Stated problem: Begin with the first line and repeat exactly through the line containing "import * as d3 from 'd3';"; leave every image out.

Recorded data:
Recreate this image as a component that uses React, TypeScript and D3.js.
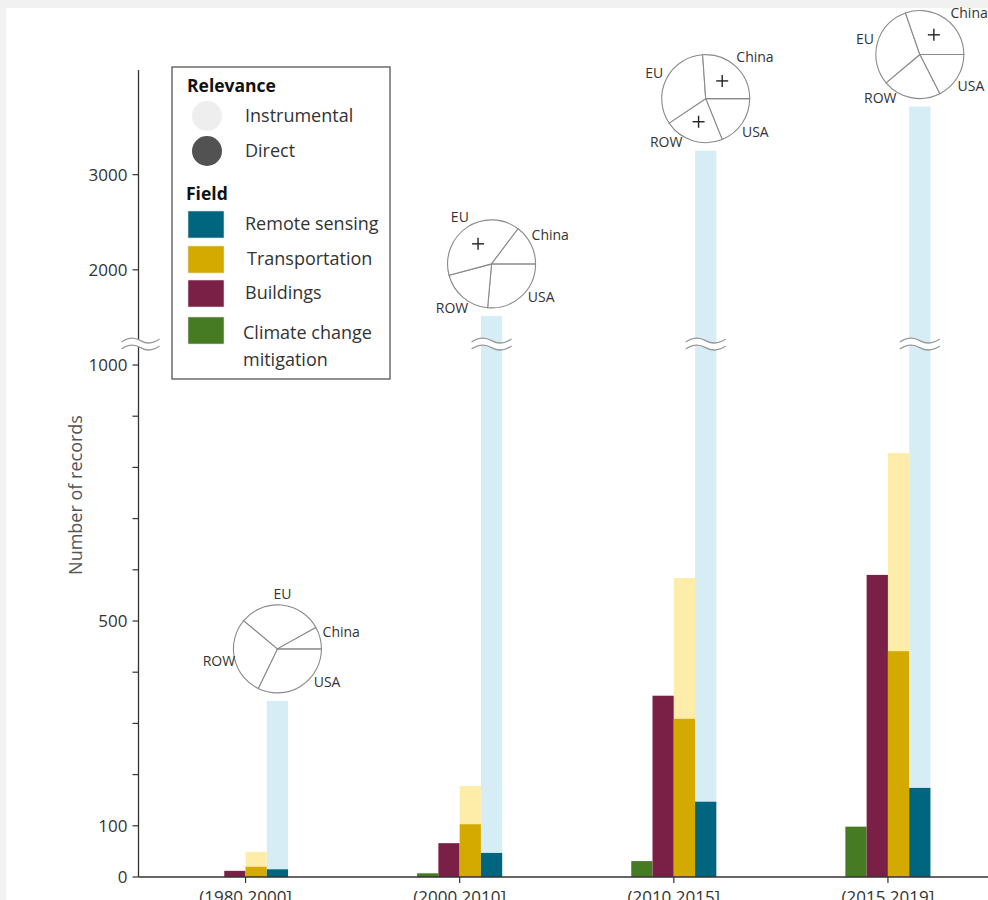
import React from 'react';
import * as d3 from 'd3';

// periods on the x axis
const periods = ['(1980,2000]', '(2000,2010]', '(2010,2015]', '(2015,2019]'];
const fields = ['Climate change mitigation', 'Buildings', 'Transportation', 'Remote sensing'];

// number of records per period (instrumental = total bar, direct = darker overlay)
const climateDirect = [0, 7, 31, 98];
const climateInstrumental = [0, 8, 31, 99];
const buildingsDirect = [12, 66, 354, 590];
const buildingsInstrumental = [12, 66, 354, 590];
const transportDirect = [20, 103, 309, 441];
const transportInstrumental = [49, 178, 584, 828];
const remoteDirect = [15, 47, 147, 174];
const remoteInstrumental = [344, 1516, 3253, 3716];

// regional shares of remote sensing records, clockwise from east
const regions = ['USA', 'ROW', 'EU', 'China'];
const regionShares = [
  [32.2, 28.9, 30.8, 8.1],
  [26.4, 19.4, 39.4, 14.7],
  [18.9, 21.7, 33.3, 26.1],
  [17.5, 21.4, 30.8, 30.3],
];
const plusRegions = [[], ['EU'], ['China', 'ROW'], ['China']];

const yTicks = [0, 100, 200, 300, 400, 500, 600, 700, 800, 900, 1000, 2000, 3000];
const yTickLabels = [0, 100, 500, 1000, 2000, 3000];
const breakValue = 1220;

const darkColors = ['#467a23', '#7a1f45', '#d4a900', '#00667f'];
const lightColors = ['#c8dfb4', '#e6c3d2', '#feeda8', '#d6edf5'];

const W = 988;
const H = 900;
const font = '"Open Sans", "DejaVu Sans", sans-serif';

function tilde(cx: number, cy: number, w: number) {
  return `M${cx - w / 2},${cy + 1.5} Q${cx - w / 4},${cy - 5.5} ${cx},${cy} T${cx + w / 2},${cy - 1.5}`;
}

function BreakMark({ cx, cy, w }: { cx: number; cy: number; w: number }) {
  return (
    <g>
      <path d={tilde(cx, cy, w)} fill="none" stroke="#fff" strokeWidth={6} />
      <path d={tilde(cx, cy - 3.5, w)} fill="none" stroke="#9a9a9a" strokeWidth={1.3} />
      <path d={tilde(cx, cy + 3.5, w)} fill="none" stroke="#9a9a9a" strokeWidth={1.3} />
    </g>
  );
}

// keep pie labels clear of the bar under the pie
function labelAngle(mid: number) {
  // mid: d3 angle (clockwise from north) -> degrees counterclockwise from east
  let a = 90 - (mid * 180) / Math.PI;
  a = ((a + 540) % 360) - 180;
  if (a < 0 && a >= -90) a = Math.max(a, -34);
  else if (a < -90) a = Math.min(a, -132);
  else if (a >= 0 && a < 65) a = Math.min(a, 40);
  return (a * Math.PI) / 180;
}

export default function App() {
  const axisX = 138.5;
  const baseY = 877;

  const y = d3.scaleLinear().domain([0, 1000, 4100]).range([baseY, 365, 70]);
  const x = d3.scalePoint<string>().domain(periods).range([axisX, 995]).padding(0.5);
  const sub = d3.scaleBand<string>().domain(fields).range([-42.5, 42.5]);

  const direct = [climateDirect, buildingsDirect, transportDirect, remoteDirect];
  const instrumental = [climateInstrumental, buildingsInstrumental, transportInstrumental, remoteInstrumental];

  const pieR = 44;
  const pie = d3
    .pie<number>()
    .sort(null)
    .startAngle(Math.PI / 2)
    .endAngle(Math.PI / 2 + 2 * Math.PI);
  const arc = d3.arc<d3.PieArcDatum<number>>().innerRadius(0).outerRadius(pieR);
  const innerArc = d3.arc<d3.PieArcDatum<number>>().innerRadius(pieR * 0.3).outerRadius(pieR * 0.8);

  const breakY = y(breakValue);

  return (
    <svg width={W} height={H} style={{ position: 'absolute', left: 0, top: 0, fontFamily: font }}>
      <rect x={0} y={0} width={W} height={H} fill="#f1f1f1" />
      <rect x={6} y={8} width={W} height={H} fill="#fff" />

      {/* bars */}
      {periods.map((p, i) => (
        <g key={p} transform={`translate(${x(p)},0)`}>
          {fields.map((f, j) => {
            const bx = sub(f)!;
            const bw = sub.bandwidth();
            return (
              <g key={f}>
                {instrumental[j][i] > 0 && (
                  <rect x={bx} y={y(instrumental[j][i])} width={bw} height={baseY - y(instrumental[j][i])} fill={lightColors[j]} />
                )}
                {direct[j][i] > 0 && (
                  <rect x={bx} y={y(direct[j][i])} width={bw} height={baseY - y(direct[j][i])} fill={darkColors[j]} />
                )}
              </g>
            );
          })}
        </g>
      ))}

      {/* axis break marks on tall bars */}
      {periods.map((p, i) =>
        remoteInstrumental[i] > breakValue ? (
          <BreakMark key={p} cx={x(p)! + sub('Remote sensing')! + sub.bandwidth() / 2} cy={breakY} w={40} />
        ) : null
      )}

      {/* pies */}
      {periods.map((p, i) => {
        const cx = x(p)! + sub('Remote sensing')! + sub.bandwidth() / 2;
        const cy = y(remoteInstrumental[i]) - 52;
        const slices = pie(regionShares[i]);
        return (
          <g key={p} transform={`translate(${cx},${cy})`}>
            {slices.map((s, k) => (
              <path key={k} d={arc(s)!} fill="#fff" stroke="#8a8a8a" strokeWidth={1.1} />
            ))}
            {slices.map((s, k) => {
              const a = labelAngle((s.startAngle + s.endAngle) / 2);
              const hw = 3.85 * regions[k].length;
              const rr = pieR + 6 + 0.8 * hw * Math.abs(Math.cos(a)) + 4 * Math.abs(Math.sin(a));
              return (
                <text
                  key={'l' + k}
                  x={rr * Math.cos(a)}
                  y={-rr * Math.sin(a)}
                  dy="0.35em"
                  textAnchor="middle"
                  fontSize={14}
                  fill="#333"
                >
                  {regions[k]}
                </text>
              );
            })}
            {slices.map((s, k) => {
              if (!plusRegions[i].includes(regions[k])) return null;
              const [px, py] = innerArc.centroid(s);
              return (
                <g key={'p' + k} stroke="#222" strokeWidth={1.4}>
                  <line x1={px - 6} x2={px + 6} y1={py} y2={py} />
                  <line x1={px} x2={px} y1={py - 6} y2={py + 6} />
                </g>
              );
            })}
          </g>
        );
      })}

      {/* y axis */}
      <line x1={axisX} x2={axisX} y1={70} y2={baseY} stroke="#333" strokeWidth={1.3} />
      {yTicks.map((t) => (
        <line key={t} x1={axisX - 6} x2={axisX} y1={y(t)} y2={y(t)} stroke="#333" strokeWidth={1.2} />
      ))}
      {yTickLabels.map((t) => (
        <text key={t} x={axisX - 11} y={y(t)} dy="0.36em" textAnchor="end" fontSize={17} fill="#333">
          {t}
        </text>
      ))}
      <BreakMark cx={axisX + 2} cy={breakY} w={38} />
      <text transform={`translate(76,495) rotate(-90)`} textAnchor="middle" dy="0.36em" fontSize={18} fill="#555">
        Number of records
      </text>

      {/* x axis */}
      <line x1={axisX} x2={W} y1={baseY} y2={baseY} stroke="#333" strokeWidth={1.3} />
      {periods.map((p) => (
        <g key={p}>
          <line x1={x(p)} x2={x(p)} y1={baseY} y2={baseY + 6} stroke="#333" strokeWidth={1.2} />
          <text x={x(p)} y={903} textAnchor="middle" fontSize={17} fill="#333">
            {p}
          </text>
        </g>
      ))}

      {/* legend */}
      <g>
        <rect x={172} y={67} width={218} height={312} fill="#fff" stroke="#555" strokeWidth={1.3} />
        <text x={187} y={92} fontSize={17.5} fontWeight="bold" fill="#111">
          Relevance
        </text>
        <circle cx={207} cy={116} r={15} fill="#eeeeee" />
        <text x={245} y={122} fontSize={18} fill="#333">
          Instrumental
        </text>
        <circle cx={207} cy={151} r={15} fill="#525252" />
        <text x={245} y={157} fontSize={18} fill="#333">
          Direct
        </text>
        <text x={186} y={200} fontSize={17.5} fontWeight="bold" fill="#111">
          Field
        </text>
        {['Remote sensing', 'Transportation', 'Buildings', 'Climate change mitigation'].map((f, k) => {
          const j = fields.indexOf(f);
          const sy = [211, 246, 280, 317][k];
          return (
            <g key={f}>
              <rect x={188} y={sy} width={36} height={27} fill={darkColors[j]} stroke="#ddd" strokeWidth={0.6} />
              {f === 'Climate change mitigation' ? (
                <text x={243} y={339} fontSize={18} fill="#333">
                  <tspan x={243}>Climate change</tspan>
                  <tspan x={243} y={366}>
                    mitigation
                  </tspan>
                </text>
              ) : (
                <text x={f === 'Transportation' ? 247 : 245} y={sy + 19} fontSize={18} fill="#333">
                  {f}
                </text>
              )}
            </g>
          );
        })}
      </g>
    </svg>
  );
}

Result of the task:
Recreate this image as a component that uses React, TypeScript and D3.js.
import React from 'react';
import * as d3 from 'd3';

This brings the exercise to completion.